%%

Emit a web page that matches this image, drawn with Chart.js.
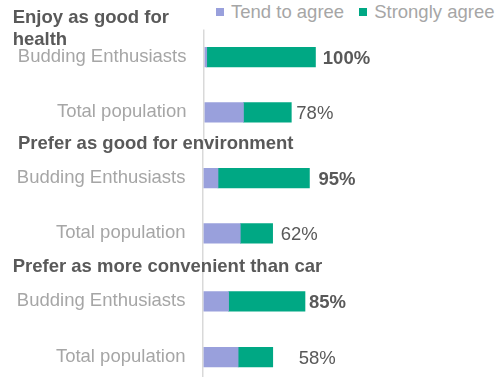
<!DOCTYPE html>
<html>
<head>
<meta charset="utf-8">
<script src="https://cdn.jsdelivr.net/npm/chart.js@4"></script>
<style>
  html, body { margin: 0; padding: 0; background: #fff; overflow: hidden; }
  #wrap { position: relative; width: 498px; height: 377px; overflow: hidden;
          font-family: "Liberation Sans", Arial, sans-serif; }
  .panel { position: absolute; left: 0; }
  .heading { position: absolute; font-weight: bold; font-size: 18.5px; line-height: 22.4px;
             color: #595959; }
  #legend { position: absolute; left: 216px; top: 0.9px; display: flex; white-space: nowrap;
            font-size: 18.5px; line-height: 22.4px; color: #a6a6a6; }
  .item { display: inline-flex; align-items: center; margin-right: 15px; }
  .swatch { width: 8px; height: 8px; margin-right: 7px; }
</style>
</head>
<body>
<div id="wrap">
  <div id="legend"></div>
</div>
<script>
// Survey answers, percent of respondents
const categories = ['Budding Enthusiasts', 'Total population'];
const headings = [
  'Enjoy as good for health',
  'Prefer as good for environment',
  'Prefer as more convenient than car'
];
const seriesNames = ['Tend to agree', 'Strongly agree'];

const healthTend = [2, 35];
const healthStrong = [98, 43];
const envTend = [13, 33];
const envStrong = [82, 29];
const convTend = [21, 29];
const convStrong = [64, 29];

const TEND_COLOR = '#99a0dc';
const STRONG_COLOR = '#00a884';
const FONT = '"Liberation Sans", Arial, sans-serif';
const W = 498;

// Block layout: canvas placement, zero line, scale density, label gaps
const panels = [
  { tend: healthTend, strong: healthStrong, top: 0, height: 140, padTop: 29.5, zero: 204.5, ppp: 1.113,
    gaps: [7, 5], lineFromArea: true, head: { left: 12.7, top: 5.9, width: 185 } },
  { tend: envTend, strong: envStrong, top: 140, height: 121, padTop: 10.5, zero: 203.5, ppp: 1.115,
    gaps: [9, 8], lineFromArea: false, head: { left: 18, top: 131.5, width: 400 } },
  { tend: convTend, strong: convStrong, top: 261, height: 124, padTop: 12.5, zero: 203.5, ppp: 1.194,
    gaps: [4, 26], lineFromArea: false, head: { left: 12.7, top: 255.2, width: 400 } }
];

// Vertical zero line running through all blocks
const zeroLine = {
  id: 'zeroLine',
  beforeDatasetsDraw(chart, args, opts) {
    const ctx = chart.ctx;
    const x = chart.scales.x.getPixelForValue(0) - 0.75;
    const y0 = opts.fromArea ? chart.chartArea.top : 0;
    ctx.save();
    ctx.strokeStyle = '#d9d9d9';
    ctx.lineWidth = 1.5;
    ctx.beginPath();
    ctx.moveTo(x, y0);
    ctx.lineTo(x, chart.height);
    ctx.stroke();
    ctx.restore();
  }
};

// Total of both segments printed after each bar
const totals = {
  id: 'totals',
  afterDatasetsDraw(chart, args, opts) {
    const ctx = chart.ctx;
    const last = chart.data.datasets.length - 1;
    const meta = chart.getDatasetMeta(last);
    ctx.save();
    ctx.fillStyle = '#595959';
    ctx.textBaseline = 'middle';
    ctx.textAlign = 'left';
    meta.data.forEach((bar, i) => {
      const sum = chart.data.datasets.reduce((s, d) => s + d.data[i], 0);
      ctx.font = (i === 0 ? 'bold ' : '') + '18.5px ' + FONT;
      ctx.fillText(sum + '%', bar.x + opts.gaps[i], bar.y + 2);
    });
    ctx.restore();
  }
};

const wrap = document.getElementById('wrap');
const charts = [];

panels.forEach((p, k) => {
  const holder = document.createElement('div');
  holder.className = 'panel';
  holder.style.top = p.top + 'px';
  const canvas = document.createElement('canvas');
  canvas.width = W;
  canvas.height = p.height;
  canvas.style.width = W + 'px';
  canvas.style.height = p.height + 'px';
  holder.appendChild(canvas);
  wrap.appendChild(holder);

  const chart = new Chart(canvas, {
    type: 'bar',
    data: {
      labels: categories,
      datasets: [
        { label: seriesNames[0], data: p.tend, backgroundColor: TEND_COLOR, borderWidth: 0, barThickness: 19.5 },
        { label: seriesNames[1], data: p.strong, backgroundColor: STRONG_COLOR, borderWidth: 0, barThickness: 19.5 }
      ]
    },
    options: {
      indexAxis: 'y',
      responsive: false,
      animation: false,
      layout: { padding: { top: p.padTop, bottom: 0, left: 0, right: W - p.zero - p.ppp * 100 } },
      scales: {
        x: { stacked: true, min: 0, max: 100, display: false },
        y: {
          stacked: true,
          grid: { display: false, drawTicks: false },
          border: { display: false },
          ticks: { color: '#a6a6a6', padding: 18, font: { size: 18.5, family: FONT } },
          afterFit(scale) {
            scale.width = p.zero;
            scale.paddingTop = 0;
            scale.paddingBottom = 0;
          }
        }
      },
      plugins: {
        legend: { display: false },
        tooltip: { enabled: false },
        zeroLine: { fromArea: p.lineFromArea },
        totals: { gaps: p.gaps }
      }
    },
    plugins: [zeroLine, totals]
  });
  charts.push(chart);

  const h = document.createElement('div');
  h.className = 'heading';
  h.style.left = p.head.left + 'px';
  h.style.top = p.head.top + 'px';
  h.style.width = p.head.width + 'px';
  h.textContent = headings[k];
  wrap.appendChild(h);
});

// Legend built from the first block's datasets
const legend = document.getElementById('legend');
charts[0].data.datasets.forEach(ds => {
  const item = document.createElement('span');
  item.className = 'item';
  const sw = document.createElement('span');
  sw.className = 'swatch';
  sw.style.background = ds.backgroundColor;
  const txt = document.createElement('span');
  txt.textContent = ds.label;
  item.appendChild(sw);
  item.appendChild(txt);
  legend.appendChild(item);
});
</script>
</body>
</html>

%%

== Directions ==
Copy the listing word for word, excluding its pictures.

== Output of the task ==
Emit a web page that matches this image, drawn with Chart.js.
<!DOCTYPE html>
<html>
<head>
<meta charset="utf-8">
<script src="https://cdn.jsdelivr.net/npm/chart.js@4"></script>
<style>
  html, body { margin: 0; padding: 0; background: #fff; overflow: hidden; }
  #wrap { position: relative; width: 498px; height: 377px; overflow: hidden;
          font-family: "Liberation Sans", Arial, sans-serif; }
  .panel { position: absolute; left: 0; }
  .heading { position: absolute; font-weight: bold; font-size: 18.5px; line-height: 22.4px;
             color: #595959; }
  #legend { position: absolute; left: 216px; top: 0.9px; display: flex; white-space: nowrap;
            font-size: 18.5px; line-height: 22.4px; color: #a6a6a6; }
  .item { display: inline-flex; align-items: center; margin-right: 15px; }
  .swatch { width: 8px; height: 8px; margin-right: 7px; }
</style>
</head>
<body>
<div id="wrap">
  <div id="legend"></div>
</div>
<script>
// Survey answers, percent of respondents
const categories = ['Budding Enthusiasts', 'Total population'];
const headings = [
  'Enjoy as good for health',
  'Prefer as good for environment',
  'Prefer as more convenient than car'
];
const seriesNames = ['Tend to agree', 'Strongly agree'];

const healthTend = [2, 35];
const healthStrong = [98, 43];
const envTend = [13, 33];
const envStrong = [82, 29];
const convTend = [21, 29];
const convStrong = [64, 29];

const TEND_COLOR = '#99a0dc';
const STRONG_COLOR = '#00a884';
const FONT = '"Liberation Sans", Arial, sans-serif';
const W = 498;

// Block layout: canvas placement, zero line, scale density, label gaps
const panels = [
  { tend: healthTend, strong: healthStrong, top: 0, height: 140, padTop: 29.5, zero: 204.5, ppp: 1.113,
    gaps: [7, 5], lineFromArea: true, head: { left: 12.7, top: 5.9, width: 185 } },
  { tend: envTend, strong: envStrong, top: 140, height: 121, padTop: 10.5, zero: 203.5, ppp: 1.115,
    gaps: [9, 8], lineFromArea: false, head: { left: 18, top: 131.5, width: 400 } },
  { tend: convTend, strong: convStrong, top: 261, height: 124, padTop: 12.5, zero: 203.5, ppp: 1.194,
    gaps: [4, 26], lineFromArea: false, head: { left: 12.7, top: 255.2, width: 400 } }
];

// Vertical zero line running through all blocks
const zeroLine = {
  id: 'zeroLine',
  beforeDatasetsDraw(chart, args, opts) {
    const ctx = chart.ctx;
    const x = chart.scales.x.getPixelForValue(0) - 0.75;
    const y0 = opts.fromArea ? chart.chartArea.top : 0;
    ctx.save();
    ctx.strokeStyle = '#d9d9d9';
    ctx.lineWidth = 1.5;
    ctx.beginPath();
    ctx.moveTo(x, y0);
    ctx.lineTo(x, chart.height);
    ctx.stroke();
    ctx.restore();
  }
};

// Total of both segments printed after each bar
const totals = {
  id: 'totals',
  afterDatasetsDraw(chart, args, opts) {
    const ctx = chart.ctx;
    const last = chart.data.datasets.length - 1;
    const meta = chart.getDatasetMeta(last);
    ctx.save();
    ctx.fillStyle = '#595959';
    ctx.textBaseline = 'middle';
    ctx.textAlign = 'left';
    meta.data.forEach((bar, i) => {
      const sum = chart.data.datasets.reduce((s, d) => s + d.data[i], 0);
      ctx.font = (i === 0 ? 'bold ' : '') + '18.5px ' + FONT;
      ctx.fillText(sum + '%', bar.x + opts.gaps[i], bar.y + 2);
    });
    ctx.restore();
  }
};

const wrap = document.getElementById('wrap');
const charts = [];

panels.forEach((p, k) => {
  const holder = document.createElement('div');
  holder.className = 'panel';
  holder.style.top = p.top + 'px';
  const canvas = document.createElement('canvas');
  canvas.width = W;
  canvas.height = p.height;
  canvas.style.width = W + 'px';
  canvas.style.height = p.height + 'px';
  holder.appendChild(canvas);
  wrap.appendChild(holder);

  const chart = new Chart(canvas, {
    type: 'bar',
    data: {
      labels: categories,
      datasets: [
        { label: seriesNames[0], data: p.tend, backgroundColor: TEND_COLOR, borderWidth: 0, barThickness: 19.5 },
        { label: seriesNames[1], data: p.strong, backgroundColor: STRONG_COLOR, borderWidth: 0, barThickness: 19.5 }
      ]
    },
    options: {
      indexAxis: 'y',
      responsive: false,
      animation: false,
      layout: { padding: { top: p.padTop, bottom: 0, left: 0, right: W - p.zero - p.ppp * 100 } },
      scales: {
        x: { stacked: true, min: 0, max: 100, display: false },
        y: {
          stacked: true,
          grid: { display: false, drawTicks: false },
          border: { display: false },
          ticks: { color: '#a6a6a6', padding: 18, font: { size: 18.5, family: FONT } },
          afterFit(scale) {
            scale.width = p.zero;
            scale.paddingTop = 0;
            scale.paddingBottom = 0;
          }
        }
      },
      plugins: {
        legend: { display: false },
        tooltip: { enabled: false },
        zeroLine: { fromArea: p.lineFromArea },
        totals: { gaps: p.gaps }
      }
    },
    plugins: [zeroLine, totals]
  });
  charts.push(chart);

  const h = document.createElement('div');
  h.className = 'heading';
  h.style.left = p.head.left + 'px';
  h.style.top = p.head.top + 'px';
  h.style.width = p.head.width + 'px';
  h.textContent = headings[k];
  wrap.appendChild(h);
});

// Legend built from the first block's datasets
const legend = document.getElementById('legend');
charts[0].data.datasets.forEach(ds => {
  const item = document.createElement('span');
  item.className = 'item';
  const sw = document.createElement('span');
  sw.className = 'swatch';
  sw.style.background = ds.backgroundColor;
  const txt = document.createElement('span');
  txt.textContent = ds.label;
  item.appendChild(sw);
  item.appendChild(txt);
  legend.appendChild(item);
});
</script>
</body>
</html>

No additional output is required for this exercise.